Scott Elliott directs a murky revival of Sam Shepard’s classic for the New Group.
Curse of the Starving Class ranks high among Sam Shepard’s best-known plays, up there with True West and his Pulitzer Prize-winning Buried Child. It gets revived often enough; it’s last major New York run was a Signature Theatre production back in 2019. Now the New Group has returned the play to the Pershing Square Signature Center with direction by Scott Elliott and a starry cast led by Calista Flockhart and Christian Slater.
Strange to say, I don’t remember much about that 2019 production other than a nifty special effect involving a surprisingly spacious set that seemed at odds with the claustrophobic lives of Shepard’s Tate family. That’s not to say I don’t think Curse of the Starving Class deserves its place among great 20th-century American plays (it was first produced in 1977). But this new production has me wondering what I’ll remember about it a few years from now.
The Tates are a lower-middle-class American family scraping by in California’s Central Valley. They live in a rundown house on a struggling farm maintained by Wesley (Cooper Hoffman, Philip Seymour’s son), the ravenous scion of frazzled housewife Ella (Calista Flockhart) and abusive alcoholic Weston (Christian Slater). Wesley’s sister, Emma (Stella Marcus), has dreams of bolting from their home with its perpetually empty refrigerator and a brother who pees on her 4H projects. Ella, on the other hand, wants to sell the house and move to Europe. “They have everything in Europe,” she says. “They know where they came from.”
Ella does, in fact, have plans to sell the house—without her husband’s OK—and she enlists the help of shady real-estate lawyer Taylor (Kyle Beltran). Little does she know that Weston, in a drunken stupor, has already sold the house to Ellis (Jeb Kreager) for a paltry sum so that he can pay off thugs Slater (David Anzuelo) and Emerson (Kreager). As you might expect from all the lies, double-dealing, and booze, it doesn’t end well for the Tates as they watch their meagre dreams fall apart.

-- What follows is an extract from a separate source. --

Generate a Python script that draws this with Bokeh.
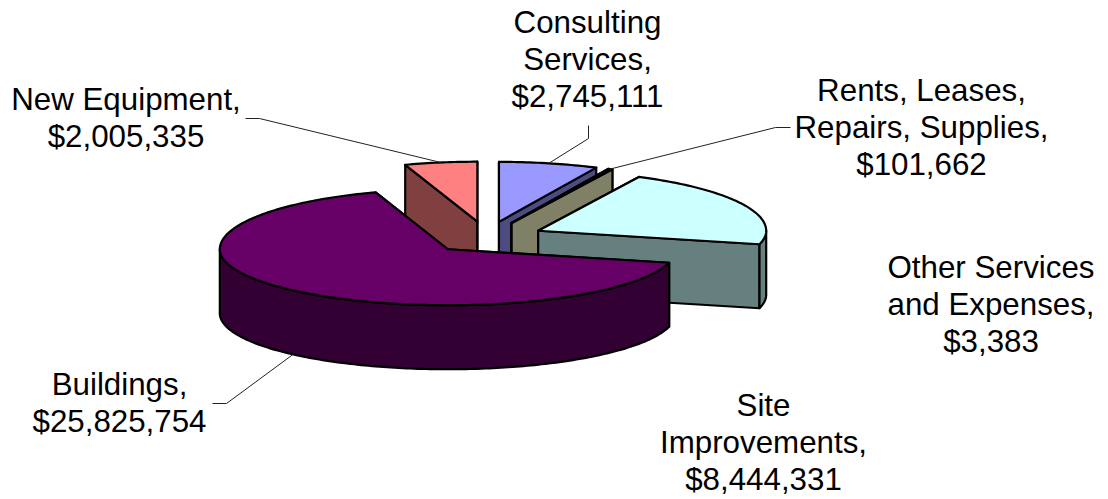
import numpy as np
from bokeh.plotting import figure
from bokeh.embed import file_html
from bokeh.resources import INLINE
from bokeh.core.properties import value

categories = ["Consulting Services", "Rents, Leases, Repairs, Supplies", "Other Services and Expenses",
              "Site Improvements", "Buildings", "New Equipment"]
amounts = [2745111, 101662, 3383, 8444331, 25825754, 2005335]
top_colors = ["#9999FF", "#993366", "#FFFFCC", "#CCFFFF", "#660066", "#FF8080"]
wall_colors = ["#4C4C80", "#4C1933", "#808066", "#668080", "#330033", "#804040"]
label_lines = [["Consulting", "Services,"], ["Rents, Leases,", "Repairs, Supplies,"],
               ["Other Services", "and Expenses,"], ["Site", "Improvements,"], ["Buildings,"], ["New Equipment,"]]

# layout (pixels of the page)
W, H = 1108, 499
CX, CY, A, B_BACK, B_FRONT, DEPTH = 486, 237, 228, 60, 56, 64
EXPLODE_X, EXPLODE_Y = 57, 16
FONT_PX, LINE_H = 31.3, 37
label_x = [587, 921, 990.5, 763, 119, 125.5]
label_y = [22, 90, 267, 405, 384, 99]
leader_elbows = {0: [(588, 125), (588, 138)], 1: [(790, 127), (775, 127)], 4: [(212, 403), (226, 403)], 5: [(245, 118), (259, 118)]}

p = figure(width=W, height=H, x_range=(0, W), y_range=(H, 0), toolbar_location=None,
           output_backend="svg", min_border=0, outline_line_color=None)
p.axis.visible = False
p.grid.visible = False

fr = np.array(amounts, dtype=float) / sum(amounts) * 360
ends = np.cumsum(fr)
starts = ends - fr
mids = (starts + ends) / 2


def apex(i):
    t = np.radians(mids[i])
    return CX + EXPLODE_X * np.sin(t), CY - EXPLODE_Y * np.cos(t)


def rim(i, deg):
    ax, ay = apex(i)
    t = np.radians(deg)
    c = np.cos(t)
    return ax + A * np.sin(t), ay - (B_BACK if c > 0 else B_FRONT) * c


def arc(i, d0, d1):
    n = max(2, int(abs(d1 - d0)) + 2)
    pts = [rim(i, d) for d in np.linspace(d0, d1, n)]
    return [q[0] for q in pts], [q[1] for q in pts]


def poly(xs, ys, color):
    p.patch(list(xs), list(ys), fill_color=color, line_color="black", line_width=2.2, line_join="round")


def edge_wall(i, deg):
    ax, ay = apex(i)
    tx, ty = rim(i, deg)
    poly([ax, tx, tx, ax], [ay, ty, ty + DEPTH, ay + DEPTH], wall_colors[i])


for i in [5, 0, 1, 2, 3, 4]:
    edge_wall(i, starts[i])
    edge_wall(i, ends[i])
    d0, d1 = max(starts[i], 90), min(ends[i], 270)
    if d1 > d0:
        xs, ys = arc(i, d0, d1)
        poly(xs + xs[::-1], ys + [y + DEPTH for y in ys[::-1]], wall_colors[i])
    ax, ay = apex(i)
    xs, ys = arc(i, starts[i], ends[i])
    poly([ax] + xs, [ay] + ys, top_colors[i])

for i, elbow in leader_elbows.items():
    tx, ty = rim(i, mids[i])
    if np.cos(np.radians(mids[i])) < 0:
        ty += DEPTH
    pts = elbow + [(tx, ty)]
    p.line([q[0] for q in pts], [q[1] for q in pts], line_color="#222222", line_width=1)

tx, ty, tl = [], [], []
for i in range(len(categories)):
    lines = label_lines[i] + [f"${amounts[i]:,}"]
    for j, s in enumerate(lines):
        tx.append(label_x[i])
        ty.append(label_y[i] + j * LINE_H)
        tl.append(s)
p.text(tx, ty, text=tl, text_font=value("Liberation Sans"), text_font_size=f"{FONT_PX}px",
       text_align="center", text_baseline="middle", text_color="black")

open("out.html", "w").write(file_html(p, INLINE))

Elliott has done a good job capturing the squalor of the Tate home. It doesn’t just look dirty, it looks like a bomb has gone off, with shattered glass everywhere and crooked venetian blinds hanging in the window (detailed set by Arnulfo Maldonado with provocative props by Jackson Berkley). And Flockhart enters as though she has just crossed the Mojave on foot, hair rollers dangling from wispy locks that have given up all hope of ever holding a curl. We feel as though we’ve entered the home of the American nightmare.
The production has other moments that will be hard to forget. There’s the live sheep (played by Lois and trained by LTD Animals) that gets most of the show’s laughs (at the performance I attended, Lois had a hilarious sneezing fit that made Slater’s monologue impossible to follow). Then there are intense moments when each of the main characters breaks the fourth wall and delivers a speech to the audience as though they’re modern-day prophets (Jeff Croiter eerily spotlights the actors’ faces during these scenes to ominous effect). Beltran wins the prize for best creep-out as he stares at us and intones, “The only thing you can do is cooperate. To play ball, to become part of us. … Because if you don’t, you’ll all be left behind. Every last one of you.” In our times, the speech feels a little too real.
Less effective is Elliott’s pacing of the first act, which draws out the dialogue into longueurs, and Croiter’s murky lighting doesn’t help matters. Even when everyone is repeatedly slamming the refrigerator door, the performances in the first half lack gusto. Slater sometimes seems a bit bored with his role, and Flockhart, though well cast, never really embodies Ella’s angry fatigue. More successful is Hoffman as he hurls artichokes and stomps across the stage naked to retrieve Lois from her pen. It’s not until the second act, when all hell breaks loose (Leah Golpe’s explosive sound design rouses anyone who may have drifted off), that the cast looks like they’re all on the same page.
But that may be an issue with the play itself. Despite timely moments, Curse of the Starving Class has begun to show its age. There’s a quaintness about the sheep, the nudity, the urinating onstage—once wonderfully shocking, now not so much. Shepard’s neo-absurdist realism will always fascinate me. But I’ve begun to think that this play might require meatier direction to keep the audience from leaving hungry.